James Bond? Una traccia anagrafica anonima e diffusa fra migliaia di inglesi (nobilitata, come si sa, da Ian Fleming). Ma Sean Connery? Poco da aggiungere: questo nome, a suo modo aristocratico (da antico bardo scozzese), appartiene a un volitivo, indefettibile, autoironico viso d’attore, che resta fra gli ultimi “miti” e “campioni” di riservatezza umana dell’intera storia del cinema.
Nei panni di James Bond, “al servizio segreto di Sua Maestà” (secondo copione…tutto l’opposto di quanto da scozzese-patriota sentiva dentro) sembrava che tutto gli fosse spontaneo, volatile: indossare impeccabilmente lo smoking, furoreggiare (con gadget avveniristici) sulla indistruttibile Aston Martin, accendere una sigaretta con negligenza e poi lasciarla dov’è, esercitare l’ars amandi con le più sensuali e maggiorate eredi di Mata Hari al tempo della guerra fredda (e di folli, potenziali candidati ad essere “padroni del mondo”) ha significato per Connery “entrare nell’eden di quegli attori che diventano una leggenda”
Pertanto, e senza bisogno di “beatificazione alcuna”, Sean Connery è stato- come accennavamo- l’involontario, disincantato mito di se stesso (visto da vicino era un normale signore pacato e simpatico), probabilmente l’ultimo “esempio” del caos calmo-frenetico delle grandi produzione hollywoodiane. Senza timore che il pur eccellente, glaciale, imperturbabile Daniel Craig (anch’egli al termine della staffetta bondiana)possa scalzarlo nel ricordo degli spettatori, occasionali o esperti.
C’è poi da dire che alla fascinosa, “virilmente sorniona” maschera di Bond, l’attore Connery (che mai ne rimase prigioniero) seppe affiancare un memorabile parterre di ruoli diversissimi, raffinati, di sottile ambiguità e tormento: dal protagonista maschile di “Marnie” (di Hitchcock) al fermamente “metodico”, sovrano di ogni ‘logos’ ed esperto di intolleranze inquisitorie de “Il nome della rosa”; dall’anziano genitore di Indiana Jones di cui è collega e compagno in una delle sue ultime avventure “alla fine del mondo” al grande talento sobriamente distillato in umanità e sedimentato orgoglio di essere se stesso in “Gli intoccabili” di De Palma (per cui vinse il Premio Oscar).
Come dire? “Dalla spia più gettonata e invidiata del mondo” alla costruzione di una carriere essenziale ed esemplare, la cui sobrietà (il cui autocontrollo, la cui autostima) avevano, ogni domenica, la loro plastica rappresentazione nelle metodiche partite di golf che restavano lo spirito del “domestico e benigno spirito scozzese”
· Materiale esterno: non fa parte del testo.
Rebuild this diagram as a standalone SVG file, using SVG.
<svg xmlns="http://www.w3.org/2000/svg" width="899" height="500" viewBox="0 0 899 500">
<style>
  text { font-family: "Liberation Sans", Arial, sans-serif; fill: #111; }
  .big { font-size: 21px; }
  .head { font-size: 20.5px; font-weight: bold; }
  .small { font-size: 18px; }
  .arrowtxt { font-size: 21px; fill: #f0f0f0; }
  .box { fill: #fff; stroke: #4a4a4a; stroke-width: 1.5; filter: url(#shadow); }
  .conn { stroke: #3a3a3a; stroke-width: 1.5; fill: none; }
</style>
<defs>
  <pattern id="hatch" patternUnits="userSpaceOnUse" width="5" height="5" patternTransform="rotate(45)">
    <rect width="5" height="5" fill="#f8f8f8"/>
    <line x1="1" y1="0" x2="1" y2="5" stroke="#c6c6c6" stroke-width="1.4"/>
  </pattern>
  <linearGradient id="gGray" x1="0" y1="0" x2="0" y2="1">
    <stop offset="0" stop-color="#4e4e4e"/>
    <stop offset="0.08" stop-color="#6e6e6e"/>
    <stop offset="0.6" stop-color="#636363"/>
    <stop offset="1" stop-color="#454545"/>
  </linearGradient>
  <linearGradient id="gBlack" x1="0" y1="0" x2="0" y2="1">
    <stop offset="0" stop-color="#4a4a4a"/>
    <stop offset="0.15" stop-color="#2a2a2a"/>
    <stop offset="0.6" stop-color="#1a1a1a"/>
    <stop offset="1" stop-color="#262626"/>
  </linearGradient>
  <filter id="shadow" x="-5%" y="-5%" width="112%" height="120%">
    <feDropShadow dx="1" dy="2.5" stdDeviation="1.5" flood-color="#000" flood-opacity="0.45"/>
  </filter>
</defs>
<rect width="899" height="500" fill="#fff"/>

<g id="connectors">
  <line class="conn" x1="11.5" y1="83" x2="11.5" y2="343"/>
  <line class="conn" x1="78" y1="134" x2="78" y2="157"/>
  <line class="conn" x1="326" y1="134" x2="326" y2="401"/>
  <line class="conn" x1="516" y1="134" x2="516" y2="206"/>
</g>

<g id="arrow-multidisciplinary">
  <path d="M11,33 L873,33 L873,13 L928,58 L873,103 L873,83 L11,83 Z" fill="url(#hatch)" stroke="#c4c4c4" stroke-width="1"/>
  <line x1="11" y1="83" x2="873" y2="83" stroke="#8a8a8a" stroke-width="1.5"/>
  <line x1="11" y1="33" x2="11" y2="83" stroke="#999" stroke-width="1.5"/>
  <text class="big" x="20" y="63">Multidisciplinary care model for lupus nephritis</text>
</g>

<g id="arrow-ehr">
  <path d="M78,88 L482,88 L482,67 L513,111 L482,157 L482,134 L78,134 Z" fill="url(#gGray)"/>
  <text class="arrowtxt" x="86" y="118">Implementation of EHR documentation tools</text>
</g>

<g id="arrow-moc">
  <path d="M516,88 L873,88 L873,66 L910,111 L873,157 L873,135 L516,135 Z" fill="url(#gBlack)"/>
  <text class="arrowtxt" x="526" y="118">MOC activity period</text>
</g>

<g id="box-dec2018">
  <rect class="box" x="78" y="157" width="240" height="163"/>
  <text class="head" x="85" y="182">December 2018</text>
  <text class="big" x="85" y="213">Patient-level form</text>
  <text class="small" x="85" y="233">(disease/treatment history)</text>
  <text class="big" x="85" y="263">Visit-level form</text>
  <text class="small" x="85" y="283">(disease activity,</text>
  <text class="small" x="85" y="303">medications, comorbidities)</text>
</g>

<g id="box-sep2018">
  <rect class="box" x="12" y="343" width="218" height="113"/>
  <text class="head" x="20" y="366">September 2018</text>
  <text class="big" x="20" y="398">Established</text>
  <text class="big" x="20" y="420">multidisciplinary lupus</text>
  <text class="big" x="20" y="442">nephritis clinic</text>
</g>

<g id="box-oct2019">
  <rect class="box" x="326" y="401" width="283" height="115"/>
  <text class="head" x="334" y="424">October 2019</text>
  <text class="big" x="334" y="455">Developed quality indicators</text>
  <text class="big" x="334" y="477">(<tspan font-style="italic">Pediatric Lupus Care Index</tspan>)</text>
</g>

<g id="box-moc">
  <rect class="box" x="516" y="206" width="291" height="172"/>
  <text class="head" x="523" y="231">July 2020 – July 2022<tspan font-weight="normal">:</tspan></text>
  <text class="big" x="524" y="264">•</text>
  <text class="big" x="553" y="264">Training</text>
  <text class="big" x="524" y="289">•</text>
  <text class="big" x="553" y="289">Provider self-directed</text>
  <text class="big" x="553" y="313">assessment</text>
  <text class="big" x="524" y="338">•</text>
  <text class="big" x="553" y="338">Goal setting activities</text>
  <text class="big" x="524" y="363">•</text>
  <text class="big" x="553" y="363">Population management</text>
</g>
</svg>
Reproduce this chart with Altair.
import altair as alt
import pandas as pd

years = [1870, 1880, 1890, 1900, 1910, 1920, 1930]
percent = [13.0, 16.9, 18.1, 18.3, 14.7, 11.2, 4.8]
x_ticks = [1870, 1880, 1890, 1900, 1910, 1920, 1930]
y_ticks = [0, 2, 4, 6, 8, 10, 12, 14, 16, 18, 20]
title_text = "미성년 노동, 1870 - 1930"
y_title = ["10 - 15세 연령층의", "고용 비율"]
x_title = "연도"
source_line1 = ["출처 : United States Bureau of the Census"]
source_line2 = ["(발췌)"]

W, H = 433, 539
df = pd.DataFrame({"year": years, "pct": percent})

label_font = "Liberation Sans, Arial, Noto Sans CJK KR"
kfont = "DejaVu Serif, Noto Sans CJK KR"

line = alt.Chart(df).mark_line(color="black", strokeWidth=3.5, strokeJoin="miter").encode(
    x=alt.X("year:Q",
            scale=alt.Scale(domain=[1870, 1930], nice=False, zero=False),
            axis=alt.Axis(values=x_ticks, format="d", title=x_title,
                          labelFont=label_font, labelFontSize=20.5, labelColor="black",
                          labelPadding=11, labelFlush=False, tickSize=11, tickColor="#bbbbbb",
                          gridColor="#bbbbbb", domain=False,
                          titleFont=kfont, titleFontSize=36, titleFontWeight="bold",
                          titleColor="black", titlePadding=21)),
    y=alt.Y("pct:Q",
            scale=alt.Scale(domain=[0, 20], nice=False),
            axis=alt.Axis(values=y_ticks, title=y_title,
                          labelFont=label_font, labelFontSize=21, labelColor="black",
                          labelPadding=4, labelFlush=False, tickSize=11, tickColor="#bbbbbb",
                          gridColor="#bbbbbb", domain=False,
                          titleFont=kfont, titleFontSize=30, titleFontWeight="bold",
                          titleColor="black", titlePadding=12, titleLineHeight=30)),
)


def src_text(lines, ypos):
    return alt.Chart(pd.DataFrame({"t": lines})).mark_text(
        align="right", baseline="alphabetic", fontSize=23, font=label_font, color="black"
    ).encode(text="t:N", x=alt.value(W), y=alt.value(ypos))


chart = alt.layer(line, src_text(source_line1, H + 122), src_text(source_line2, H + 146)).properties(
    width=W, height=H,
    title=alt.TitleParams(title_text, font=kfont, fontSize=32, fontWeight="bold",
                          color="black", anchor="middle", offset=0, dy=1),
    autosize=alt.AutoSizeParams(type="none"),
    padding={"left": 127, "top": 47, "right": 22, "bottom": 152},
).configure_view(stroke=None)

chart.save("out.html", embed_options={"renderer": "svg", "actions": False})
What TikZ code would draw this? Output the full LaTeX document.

Ciononostante: mai una sbronza, un eccesso, un cedimento alla vanità, una lusinga a quel che di vacuo resta, più di una volta, allo scattare di un ciack, alla fine di una mirabolante sequenza aerea, alla chiusura definitiva delle riprese.
Per Sean Connery è accaduto stamani, all’età di 90 anni, spentosi serenamente nel sonno.